Etrange singulier que le corps féminin, corps si différents que ces corps-là, corporéités si multiples, et qui ne doivent pas forcément correspondre à ce qui a été déclaré «féminin», qui ne sont pas toujours circonscrits par la norme ou les images de la norme, mais s’étendent au-delà ou en dehors, formes ludiques de la féminité ou de la masculinité, ou justement formes ludiques des codes du sexe et de la sexualité, formes qui m’obsèdent, m’exaltent, m’excitent, formes auxquelles je succombe, formes qui me touchent et qui me comblent.
Etrange singulier que le corps féminin. Il existe aussi et surtout par la certitude de son existence, la certitude que ce corps est montrable, utilisable, recouvrable, caressable, corvéable. C’est peut-être là quelque chose que nous apprenons toutes dans l’enfance, que l’on nous chuchote sur le chemin de l’école, sur le chemin du puits, sur le chemin de la ville : qu’il nous faut prendre garde, car d’autres nous veulent, même si on ne disait jamais ce que c’était ; ce qu’ils voulaient faire avec nos corps, on l’ensilençait, mais que nos corps nous rendaient vulnérables parce qu’ils étaient menaçants ou excitants aux yeux des autres, cela, on nous l’inculquait dès le plus jeune âge. Le corps féminin est donc un corps des autres, mon corps féminin est un corps qui a déjà été contemplé par d’autres, codé, soupesé, normé, avant même que je ne découvre la langue de mon désir, avant même que je ne découvre mon désir, un corps déjà objet avant que la subjectivité du désir ne soit vraiment perçue.
Le corps féminin, allais-je apprendre dans le premier pays en guerre que j’ai sillonné, le Kosovo, c’était en 1999, le corps féminin est ce corps utilisé comme instrument pour humilier l’adversaire, les corps féminins ne sont pas seulement chassés et expulsés, pas seulement tabassés, pas seulement déportés, pas seulement abattus, mais aussi abusés. Le corps féminin, allais-je apprendre dans le pays suivant, même si celui-ci n’était pas en guerre, au Pakistan, en Haïti ou à Gaza, ce sont des corps qui meurent en couches, des corps que l’on charcute, qui ne résistent pas à ce qu’on attend d’eux ou ce que l’on fait d’eux, les corps féminins, ce sont les corps dont d’autres femmes ont besoin, dont elles prennent soin, qu’elles accouchent, qu’elles avortent, les corps féminins, ces corps riches de choses sues.

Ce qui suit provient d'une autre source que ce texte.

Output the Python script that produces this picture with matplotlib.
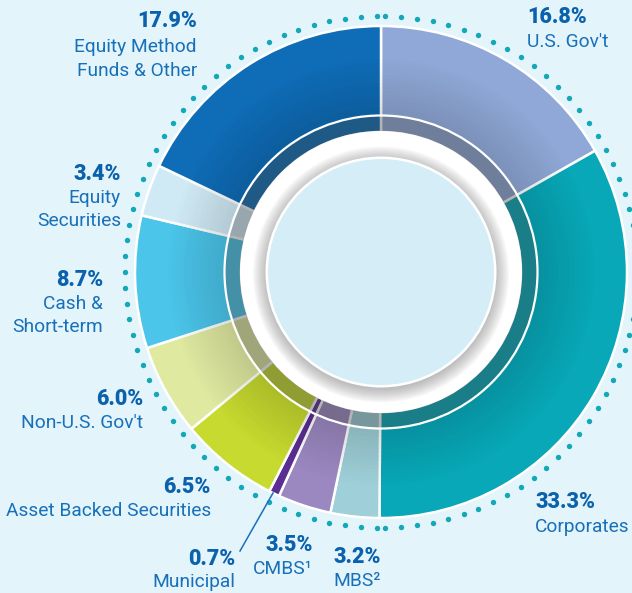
import numpy as np
import matplotlib
matplotlib.use("Agg")
import matplotlib.pyplot as plt
from matplotlib.patches import Circle, Wedge

# ---- data (clockwise from 12 o'clock) ----
categories = ["U.S. Gov't", "Corporates", "MBS²", "CMBS¹", "Municipal",
              "Asset Backed Securities", "Non-U.S. Gov't", "Cash &\nShort-term",
              "Equity\nSecurities", "Equity Method\nFunds & Other"]
shares = [16.8, 33.3, 3.2, 3.5, 0.7, 6.5, 6.0, 8.7, 3.4, 17.9]
pct_labels = ["16.8%", "33.3%", "3.2%", "3.5%", "0.7%",
              "6.5%", "6.0%", "8.7%", "3.4%", "17.9%"]
colors = ["#8fa8d7", "#08a8b8", "#9fd0d9", "#9c88c1", "#5b2e92",
          "#c6da2f", "#dfe9a0", "#4bc5ea", "#d0eaf5", "#0f6cb6"]

W, H = 632, 593
BG = "#e3f4fb"
PCT_COL = "#0b62ac"
LAB_COL = "#1870b9"

def Y(yp):
    # picture rows are counted from the top
    return H - yp

cx, cy = 381, Y(272)
R_OUT, R_IN = 246, 140

fig = plt.figure(figsize=(W / 100, H / 100), dpi=100, facecolor=BG)
ax = fig.add_axes([0, 0, 1, 1])
ax.set_facecolor(BG)

# dotted outer ring, two halves meeting at top and bottom
for side in (1, -1):
    a = np.radians(90 - side * np.linspace(1.0, 179.0, 51))
    ax.scatter(cx + 256 * np.cos(a), cy + 256 * np.sin(a), s=15,
               color="#13a8b8", lw=0, zorder=1)

# main donut
ax.pie(shares, colors=colors, startangle=90, counterclock=False,
       radius=R_OUT, center=(cx, cy),
       wedgeprops=dict(width=R_OUT - R_IN, edgecolor="white", linewidth=1.8))

# soft darkening towards the inside
n = 14
for i in range(n):
    r0 = 157 + i * 4
    ax.add_patch(Wedge((cx, cy), r0 + 4, 0, 360, width=4, color="black",
                       alpha=0.13 * (1 - i / n), lw=0, zorder=3))
ax.add_patch(Wedge((cx, cy), 157, 0, 360, width=157 - R_IN, color="#3a3a3a",
                   alpha=0.38, lw=0, zorder=3))
ax.add_patch(Circle((cx, cy), 156.5, fill=False, ec="white", lw=1.6, zorder=4))

# white ring with shadow around the centre disc
ax.add_patch(Circle((cx, cy), 141, color="white", lw=0, zorder=5))
for k in range(12):
    ax.add_patch(Circle((cx, cy - 2.5), 113 + 15 * (1 - k / 12), color="#6a6a6a",
                        alpha=0.045, lw=0, zorder=6))
ax.add_patch(Circle((cx, cy), 115.5, color="white", lw=0, zorder=7))
ax.add_patch(Circle((cx, cy), 113, color="#d5edf7", lw=0, zorder=8))

# labels: (x, baseline of percent, baseline of first label line, align)
label_pos = [
    (527, 23, 47, "left"),
    (535, 508, 532, "left"),
    (381, 563, 586, "right"),
    (313, 551, 574, "right"),
    (235, 565, 587, "right"),
    (211, 493, 516, "right"),
    (143, 405, 428, "right"),
    (103, 286, 309, "right"),
    (121, 180, 203, "right"),
    (197, 27, 52, "right"),
]
for cat, pct, (x, yb_pct, yb_lab, ha) in zip(categories, pct_labels, label_pos):
    ax.text(x, Y(yb_pct), pct, ha=ha, va="baseline", fontsize=15.5,
            family="Roboto", fontweight="black", color=PCT_COL, zorder=10)
    for j, line in enumerate(cat.split("\n")):
        ax.text(x, Y(yb_lab + j * 23.5), line, ha=ha, va="baseline",
                fontsize=13.8, family="Roboto", fontweight="normal",
                color=LAB_COL, zorder=10)

# leader line for the thin Municipal slice
ax.plot([273, 240], [Y(493), Y(551)], color="#1a6fba", lw=1.1, zorder=9)

ax.set_xlim(0, W)
ax.set_ylim(0, H)
ax.set_aspect("equal")
ax.axis("off")

fig.savefig("out.png", dpi=100, facecolor=BG)
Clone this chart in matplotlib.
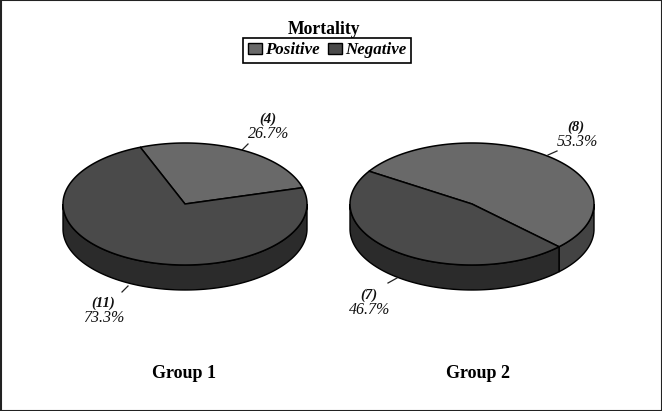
import numpy as np
import matplotlib
matplotlib.use("Agg")
import matplotlib.pyplot as plt
from matplotlib.patches import Patch, Polygon

plt.rcParams['font.family'] = ['Liberation Serif', 'DejaVu Serif']

# Data
groups = ["Group 1", "Group 2"]
categories = ["Positive", "Negative"]
group1_counts = [4, 11]
group2_counts = [8, 7]
legend_title = "Mortality"

# Colours
top_colors = ["#696969", "#4a4a4a"]
side_colors = ["#434343", "#2b2b2b"]

# Pie geometry, in picture pixels
RX = 122
RY = 61
DEPTH = 25


def arc(cx, cy, t1, t2, n=200):
    t = np.radians(np.linspace(t1, t2, n))
    return np.column_stack([cx + RX*np.cos(t), cy - RY*np.sin(t)])


def draw_pie(ax, cx, cy, counts, start):
    fracs = np.array(counts) / sum(counts)
    a = start
    # sides first, only the front half is visible
    for i, f in enumerate(fracs):
        b = a + 360*f
        for k in (-360, 0, 360):
            lo = max(a + k, 180)
            hi = min(b + k, 360)
            if hi > lo:
                upper = arc(cx, cy, lo, hi)
                lower = upper[::-1] + [0, DEPTH]
                ax.add_patch(Polygon(np.vstack([upper, lower]), closed=True,
                                     fc=side_colors[i], ec="black", lw=1.0, zorder=2))
        a = b
    a = start
    for i, f in enumerate(fracs):
        b = a + 360*f
        pts = np.vstack([[cx, cy], arc(cx, cy, a, b)])
        ax.add_patch(Polygon(pts, closed=True, fc=top_colors[i], ec="black",
                             lw=1.1, zorder=3))
        a = b


def slice_label(ax, n, total, x, y):
    ax.text(x, y, f"({n})", ha="center", va="center", fontsize=10.5,
            style="italic", fontweight="bold", color="#111111")
    ax.text(x + 1, y + 15, f"{100*n/total:.1f}%", ha="center", va="center",
            fontsize=11.5, style="italic", color="#111111")


fig = plt.figure(figsize=(6.62, 4.11), dpi=100, facecolor="white")
ax = fig.add_axes([0, 0, 1, 1])
ax.set_xlim(0, 662)
ax.set_ylim(411, 0)
ax.axis("off")

draw_pie(ax, 185, 204, group1_counts, 15.5)
draw_pie(ax, 472, 204, group2_counts, -44.5)

# Leader lines
ax.plot([242, 248], [150, 144], color="#222222", lw=0.9)
ax.plot([122, 128], [292, 286], color="#222222", lw=0.9)
ax.plot([548, 557], [155, 151], color="#222222", lw=0.9)
ax.plot([388, 397], [283, 278], color="#222222", lw=0.9)

total1 = sum(group1_counts)
total2 = sum(group2_counts)
slice_label(ax, group1_counts[0], total1, 268, 119)
slice_label(ax, group1_counts[1], total1, 103, 303)
slice_label(ax, group2_counts[0], total2, 576, 127)
slice_label(ax, group2_counts[1], total2, 369, 295)

ax.text(184, 373.5, groups[0], ha="center", va="center", fontsize=13, fontweight="bold")
ax.text(478, 373.5, groups[1], ha="center", va="center", fontsize=13, fontweight="bold")
ax.text(324, 30, legend_title, ha="center", va="center", fontsize=12.7, fontweight="bold")

handles = [Patch(fc=top_colors[0], ec="black", lw=1.0),
           Patch(fc=top_colors[1], ec="black", lw=1.0)]
leg = ax.legend(handles, categories, ncol=2, loc="center",
                bbox_to_anchor=(327, 50.5), bbox_transform=ax.transData,
                prop={"size": 12.2, "style": "italic", "weight": "bold"},
                fancybox=False, edgecolor="black", framealpha=1,
                handlelength=0.85, handleheight=0.65, handletextpad=0.15,
                columnspacing=0.5, borderpad=0.28, borderaxespad=0)
leg.get_frame().set_linewidth(1.2)

# Outer frame of the picture
ax.add_patch(plt.Rectangle((0.5, 0.5), 661, 410, fill=False, ec="#222222", lw=1.5, zorder=5))

fig.savefig("out.png", dpi=100)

Etrange singulier que le corps féminin quand il est aussi des corps qui tiennent le choc, qui s’opposent, résistent haut et fort, cherchent leurs propres espaces, leurs propres langues, ce sont les corps qui en vieillissant s’embellissent de mieux savoir ce qui leur donne du plaisir, ce qu’il leur faut, ce qui leur fait du bien, ce sont les corps où je veux amoureusement m’immiscer, les corps en lesquels on peut se laisser tomber, ou qui s’attrapent au vol… Ce sont les corps avec lesquels je vis, et qui toujours se touchent et qui toujours me touchent et qui toujours me changent.